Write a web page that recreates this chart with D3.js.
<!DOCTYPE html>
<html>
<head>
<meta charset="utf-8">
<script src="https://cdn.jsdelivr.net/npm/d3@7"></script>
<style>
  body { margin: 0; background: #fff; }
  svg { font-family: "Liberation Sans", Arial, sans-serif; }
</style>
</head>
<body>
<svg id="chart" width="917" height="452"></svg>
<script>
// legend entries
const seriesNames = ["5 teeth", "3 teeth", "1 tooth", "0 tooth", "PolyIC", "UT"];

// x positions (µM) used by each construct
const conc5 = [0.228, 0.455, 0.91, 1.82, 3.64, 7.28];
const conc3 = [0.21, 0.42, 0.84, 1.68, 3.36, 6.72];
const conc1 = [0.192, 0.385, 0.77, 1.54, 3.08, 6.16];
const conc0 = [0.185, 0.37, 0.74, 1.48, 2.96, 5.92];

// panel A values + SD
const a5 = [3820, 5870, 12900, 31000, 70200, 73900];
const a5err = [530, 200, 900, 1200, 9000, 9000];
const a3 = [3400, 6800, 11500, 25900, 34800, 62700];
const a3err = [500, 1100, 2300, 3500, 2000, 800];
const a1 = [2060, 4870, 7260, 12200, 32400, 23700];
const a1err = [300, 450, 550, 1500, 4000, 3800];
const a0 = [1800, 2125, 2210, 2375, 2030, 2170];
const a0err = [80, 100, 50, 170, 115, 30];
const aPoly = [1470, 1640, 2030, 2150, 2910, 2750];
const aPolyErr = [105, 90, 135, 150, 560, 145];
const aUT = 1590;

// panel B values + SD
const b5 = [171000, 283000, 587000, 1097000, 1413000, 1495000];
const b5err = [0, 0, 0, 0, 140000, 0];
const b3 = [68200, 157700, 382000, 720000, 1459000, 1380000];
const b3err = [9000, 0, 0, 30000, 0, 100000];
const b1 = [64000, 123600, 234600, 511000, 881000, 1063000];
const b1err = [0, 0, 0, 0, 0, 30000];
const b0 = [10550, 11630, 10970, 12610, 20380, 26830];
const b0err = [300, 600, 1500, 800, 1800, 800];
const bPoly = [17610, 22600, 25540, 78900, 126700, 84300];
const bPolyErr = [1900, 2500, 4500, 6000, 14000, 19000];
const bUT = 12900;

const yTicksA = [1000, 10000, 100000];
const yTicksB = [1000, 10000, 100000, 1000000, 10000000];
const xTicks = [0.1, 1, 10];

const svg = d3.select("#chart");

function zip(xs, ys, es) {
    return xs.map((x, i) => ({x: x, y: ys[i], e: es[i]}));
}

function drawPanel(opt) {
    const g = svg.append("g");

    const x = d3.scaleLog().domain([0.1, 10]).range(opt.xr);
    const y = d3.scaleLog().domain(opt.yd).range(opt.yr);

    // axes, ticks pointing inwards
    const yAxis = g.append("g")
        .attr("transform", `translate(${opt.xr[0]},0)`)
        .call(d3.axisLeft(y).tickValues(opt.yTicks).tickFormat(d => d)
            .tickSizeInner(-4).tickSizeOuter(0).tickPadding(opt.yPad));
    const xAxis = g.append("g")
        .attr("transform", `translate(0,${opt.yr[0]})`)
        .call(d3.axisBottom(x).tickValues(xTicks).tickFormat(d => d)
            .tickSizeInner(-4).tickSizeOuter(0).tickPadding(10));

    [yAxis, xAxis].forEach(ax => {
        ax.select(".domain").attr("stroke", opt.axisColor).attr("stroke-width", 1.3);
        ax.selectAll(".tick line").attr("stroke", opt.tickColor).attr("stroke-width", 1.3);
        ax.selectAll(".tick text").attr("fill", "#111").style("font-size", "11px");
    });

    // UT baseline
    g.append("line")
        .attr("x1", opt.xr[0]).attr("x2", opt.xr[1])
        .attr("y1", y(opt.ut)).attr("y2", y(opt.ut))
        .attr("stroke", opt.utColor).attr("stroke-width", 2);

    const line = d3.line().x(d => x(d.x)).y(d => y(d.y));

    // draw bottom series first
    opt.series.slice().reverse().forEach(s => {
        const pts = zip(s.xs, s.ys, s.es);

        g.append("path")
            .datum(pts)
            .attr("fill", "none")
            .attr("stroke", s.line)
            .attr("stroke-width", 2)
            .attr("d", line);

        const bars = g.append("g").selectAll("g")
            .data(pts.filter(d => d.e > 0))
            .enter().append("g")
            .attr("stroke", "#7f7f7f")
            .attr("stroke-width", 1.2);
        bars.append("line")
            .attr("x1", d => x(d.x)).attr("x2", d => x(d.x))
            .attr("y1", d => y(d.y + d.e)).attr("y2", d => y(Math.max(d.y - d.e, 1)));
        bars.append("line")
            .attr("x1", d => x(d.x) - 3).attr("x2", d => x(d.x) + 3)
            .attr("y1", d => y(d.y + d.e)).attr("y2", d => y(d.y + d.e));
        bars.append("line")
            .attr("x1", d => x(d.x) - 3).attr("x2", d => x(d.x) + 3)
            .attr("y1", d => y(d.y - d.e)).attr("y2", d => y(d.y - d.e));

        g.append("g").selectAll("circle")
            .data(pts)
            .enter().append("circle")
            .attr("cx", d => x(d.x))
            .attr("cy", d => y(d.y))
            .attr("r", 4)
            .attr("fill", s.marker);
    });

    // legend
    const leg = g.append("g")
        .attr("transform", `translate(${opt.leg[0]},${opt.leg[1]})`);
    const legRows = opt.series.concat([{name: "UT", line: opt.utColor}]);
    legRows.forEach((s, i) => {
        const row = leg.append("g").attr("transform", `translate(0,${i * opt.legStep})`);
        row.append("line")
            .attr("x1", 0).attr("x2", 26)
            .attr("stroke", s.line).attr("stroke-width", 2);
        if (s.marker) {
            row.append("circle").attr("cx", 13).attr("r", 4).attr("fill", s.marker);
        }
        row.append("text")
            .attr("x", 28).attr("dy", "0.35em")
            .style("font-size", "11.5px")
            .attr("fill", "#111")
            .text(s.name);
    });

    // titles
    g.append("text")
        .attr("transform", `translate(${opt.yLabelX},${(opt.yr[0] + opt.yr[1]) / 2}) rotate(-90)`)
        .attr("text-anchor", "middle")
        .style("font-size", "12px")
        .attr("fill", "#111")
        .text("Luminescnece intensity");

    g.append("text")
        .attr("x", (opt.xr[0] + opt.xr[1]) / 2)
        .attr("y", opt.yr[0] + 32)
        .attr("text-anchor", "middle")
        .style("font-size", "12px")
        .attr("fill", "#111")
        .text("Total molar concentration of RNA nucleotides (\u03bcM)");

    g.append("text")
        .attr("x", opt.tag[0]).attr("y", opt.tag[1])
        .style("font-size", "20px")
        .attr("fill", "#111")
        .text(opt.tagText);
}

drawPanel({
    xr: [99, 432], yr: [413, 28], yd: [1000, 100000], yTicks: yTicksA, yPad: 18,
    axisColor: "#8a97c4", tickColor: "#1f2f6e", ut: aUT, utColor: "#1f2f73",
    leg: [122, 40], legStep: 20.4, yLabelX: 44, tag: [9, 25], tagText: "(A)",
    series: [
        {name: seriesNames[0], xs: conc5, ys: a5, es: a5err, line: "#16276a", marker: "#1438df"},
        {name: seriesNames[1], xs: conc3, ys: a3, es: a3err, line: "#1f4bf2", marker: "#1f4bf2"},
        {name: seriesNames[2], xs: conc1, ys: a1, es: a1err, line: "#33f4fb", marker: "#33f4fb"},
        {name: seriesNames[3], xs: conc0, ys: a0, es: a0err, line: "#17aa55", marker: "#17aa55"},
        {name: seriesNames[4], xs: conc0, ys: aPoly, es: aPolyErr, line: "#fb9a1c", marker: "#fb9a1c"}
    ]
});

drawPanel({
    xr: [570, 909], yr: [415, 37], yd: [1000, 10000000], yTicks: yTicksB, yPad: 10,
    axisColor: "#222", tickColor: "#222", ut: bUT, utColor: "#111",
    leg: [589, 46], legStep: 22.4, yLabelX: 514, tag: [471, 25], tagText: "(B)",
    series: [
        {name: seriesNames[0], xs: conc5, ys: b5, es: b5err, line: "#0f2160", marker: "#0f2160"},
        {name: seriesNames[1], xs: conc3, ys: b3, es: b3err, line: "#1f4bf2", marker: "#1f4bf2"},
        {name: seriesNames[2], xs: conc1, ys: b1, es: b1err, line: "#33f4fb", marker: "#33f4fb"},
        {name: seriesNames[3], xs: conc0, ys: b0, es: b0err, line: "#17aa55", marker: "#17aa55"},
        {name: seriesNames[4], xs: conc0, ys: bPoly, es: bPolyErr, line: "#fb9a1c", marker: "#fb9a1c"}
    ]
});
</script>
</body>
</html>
* * * * *
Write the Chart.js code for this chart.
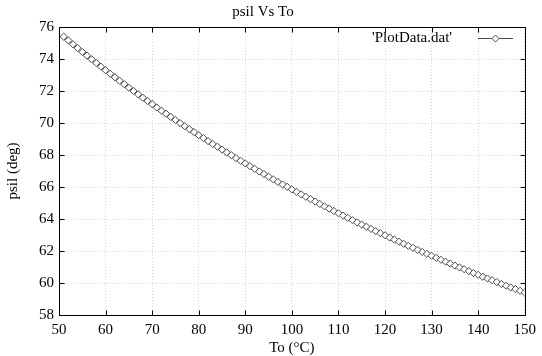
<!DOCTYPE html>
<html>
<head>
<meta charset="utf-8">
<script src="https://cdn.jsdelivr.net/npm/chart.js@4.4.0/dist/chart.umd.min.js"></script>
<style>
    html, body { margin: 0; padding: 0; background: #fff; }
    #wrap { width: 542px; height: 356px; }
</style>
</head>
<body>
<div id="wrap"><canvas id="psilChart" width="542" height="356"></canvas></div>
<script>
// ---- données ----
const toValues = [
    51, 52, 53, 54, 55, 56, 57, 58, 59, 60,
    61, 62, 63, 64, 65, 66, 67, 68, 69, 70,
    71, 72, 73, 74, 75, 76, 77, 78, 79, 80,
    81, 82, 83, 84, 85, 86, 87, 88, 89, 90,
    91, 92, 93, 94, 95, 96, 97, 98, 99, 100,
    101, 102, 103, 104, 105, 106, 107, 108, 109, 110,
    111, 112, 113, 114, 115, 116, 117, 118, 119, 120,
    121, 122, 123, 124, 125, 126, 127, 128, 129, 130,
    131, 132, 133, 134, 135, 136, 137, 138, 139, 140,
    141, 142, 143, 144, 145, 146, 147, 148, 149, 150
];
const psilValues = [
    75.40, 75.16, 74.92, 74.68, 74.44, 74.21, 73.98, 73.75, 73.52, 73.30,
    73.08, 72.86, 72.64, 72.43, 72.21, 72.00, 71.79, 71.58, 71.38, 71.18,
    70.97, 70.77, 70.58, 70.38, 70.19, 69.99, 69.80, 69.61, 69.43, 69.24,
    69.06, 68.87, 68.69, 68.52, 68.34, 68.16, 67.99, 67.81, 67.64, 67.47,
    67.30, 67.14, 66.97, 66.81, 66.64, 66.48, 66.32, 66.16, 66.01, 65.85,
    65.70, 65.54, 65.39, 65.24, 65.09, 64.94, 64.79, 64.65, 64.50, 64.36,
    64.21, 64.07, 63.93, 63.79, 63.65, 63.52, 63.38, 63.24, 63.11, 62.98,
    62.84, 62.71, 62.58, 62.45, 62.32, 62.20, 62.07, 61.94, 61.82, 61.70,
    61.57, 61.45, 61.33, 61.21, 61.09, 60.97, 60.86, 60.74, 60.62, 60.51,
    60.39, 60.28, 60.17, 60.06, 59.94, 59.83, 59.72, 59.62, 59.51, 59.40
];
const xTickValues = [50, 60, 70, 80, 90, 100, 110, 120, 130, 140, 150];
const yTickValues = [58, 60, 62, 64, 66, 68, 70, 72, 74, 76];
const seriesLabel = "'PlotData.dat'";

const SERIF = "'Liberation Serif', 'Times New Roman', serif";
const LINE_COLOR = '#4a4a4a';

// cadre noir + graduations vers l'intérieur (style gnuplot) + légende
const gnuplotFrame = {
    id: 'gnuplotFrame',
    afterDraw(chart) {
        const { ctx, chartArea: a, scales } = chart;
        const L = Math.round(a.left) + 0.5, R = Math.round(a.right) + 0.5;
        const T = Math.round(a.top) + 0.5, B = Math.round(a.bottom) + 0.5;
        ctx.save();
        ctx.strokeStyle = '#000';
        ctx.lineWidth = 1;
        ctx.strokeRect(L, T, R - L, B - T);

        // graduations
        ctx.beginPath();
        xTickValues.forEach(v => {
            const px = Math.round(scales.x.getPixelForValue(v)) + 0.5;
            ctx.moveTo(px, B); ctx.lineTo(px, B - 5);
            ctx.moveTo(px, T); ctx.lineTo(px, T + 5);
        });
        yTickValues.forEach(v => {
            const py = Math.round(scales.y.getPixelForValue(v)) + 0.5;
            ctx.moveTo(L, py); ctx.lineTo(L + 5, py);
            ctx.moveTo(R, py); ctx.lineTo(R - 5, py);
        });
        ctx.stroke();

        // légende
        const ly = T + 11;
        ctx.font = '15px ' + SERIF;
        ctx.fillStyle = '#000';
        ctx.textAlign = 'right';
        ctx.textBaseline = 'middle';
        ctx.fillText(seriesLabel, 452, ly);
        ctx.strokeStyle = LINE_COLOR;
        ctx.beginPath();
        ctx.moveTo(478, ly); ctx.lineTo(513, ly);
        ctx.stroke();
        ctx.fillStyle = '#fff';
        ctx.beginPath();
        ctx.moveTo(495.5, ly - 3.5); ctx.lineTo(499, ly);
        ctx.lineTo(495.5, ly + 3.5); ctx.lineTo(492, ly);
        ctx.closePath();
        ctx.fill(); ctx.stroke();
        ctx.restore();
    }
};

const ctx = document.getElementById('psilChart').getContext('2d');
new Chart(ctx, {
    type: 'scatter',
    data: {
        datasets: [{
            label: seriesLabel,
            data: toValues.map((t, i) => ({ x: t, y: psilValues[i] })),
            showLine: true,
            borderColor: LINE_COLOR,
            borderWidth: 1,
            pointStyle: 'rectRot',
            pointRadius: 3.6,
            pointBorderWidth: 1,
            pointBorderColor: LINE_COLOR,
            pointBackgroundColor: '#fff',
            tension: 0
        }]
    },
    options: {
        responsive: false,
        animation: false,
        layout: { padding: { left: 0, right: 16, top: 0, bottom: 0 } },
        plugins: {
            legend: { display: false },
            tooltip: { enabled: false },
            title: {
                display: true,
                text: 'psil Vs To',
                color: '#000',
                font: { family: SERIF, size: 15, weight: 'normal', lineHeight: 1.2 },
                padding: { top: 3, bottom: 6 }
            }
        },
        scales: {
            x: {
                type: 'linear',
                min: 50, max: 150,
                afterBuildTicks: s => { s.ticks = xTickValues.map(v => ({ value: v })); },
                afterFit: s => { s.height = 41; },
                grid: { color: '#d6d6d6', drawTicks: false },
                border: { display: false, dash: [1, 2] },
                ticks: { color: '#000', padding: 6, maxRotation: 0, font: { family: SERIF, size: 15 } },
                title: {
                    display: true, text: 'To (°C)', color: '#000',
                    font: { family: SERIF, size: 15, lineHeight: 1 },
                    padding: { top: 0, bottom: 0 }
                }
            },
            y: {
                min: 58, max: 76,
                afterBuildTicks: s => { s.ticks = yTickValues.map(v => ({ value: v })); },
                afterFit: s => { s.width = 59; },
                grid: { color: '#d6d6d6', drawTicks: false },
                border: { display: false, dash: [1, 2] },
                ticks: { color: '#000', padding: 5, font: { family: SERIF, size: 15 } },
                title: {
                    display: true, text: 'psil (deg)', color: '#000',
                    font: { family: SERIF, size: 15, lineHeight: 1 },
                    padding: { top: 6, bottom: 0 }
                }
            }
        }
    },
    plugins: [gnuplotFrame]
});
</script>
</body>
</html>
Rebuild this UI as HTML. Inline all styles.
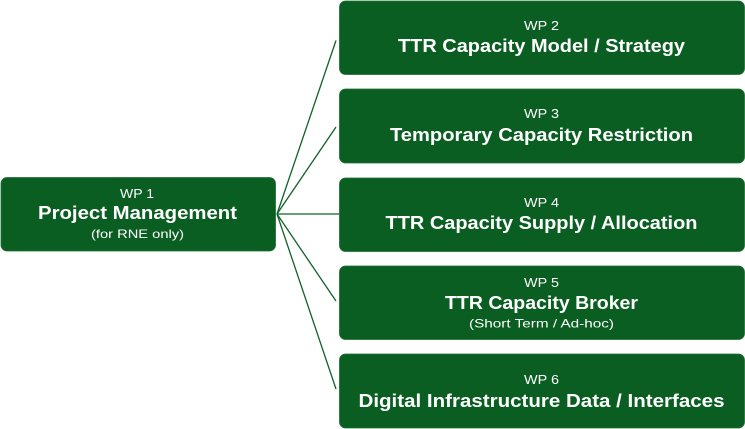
* * * * *
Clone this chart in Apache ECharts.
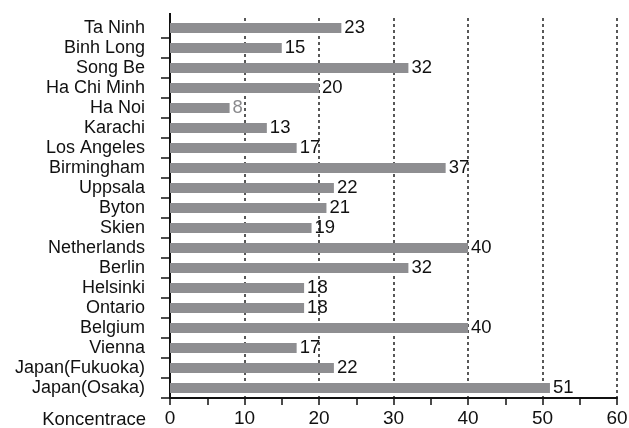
* * * * *
Check each line of the records above for "this", and copy those that have it.

Write a web page that recreates this chart with D3.js.
Write the Chart.js code for this chart.
Rebuild this UI as HTML. Inline all styles.
Clone this chart in Apache ECharts.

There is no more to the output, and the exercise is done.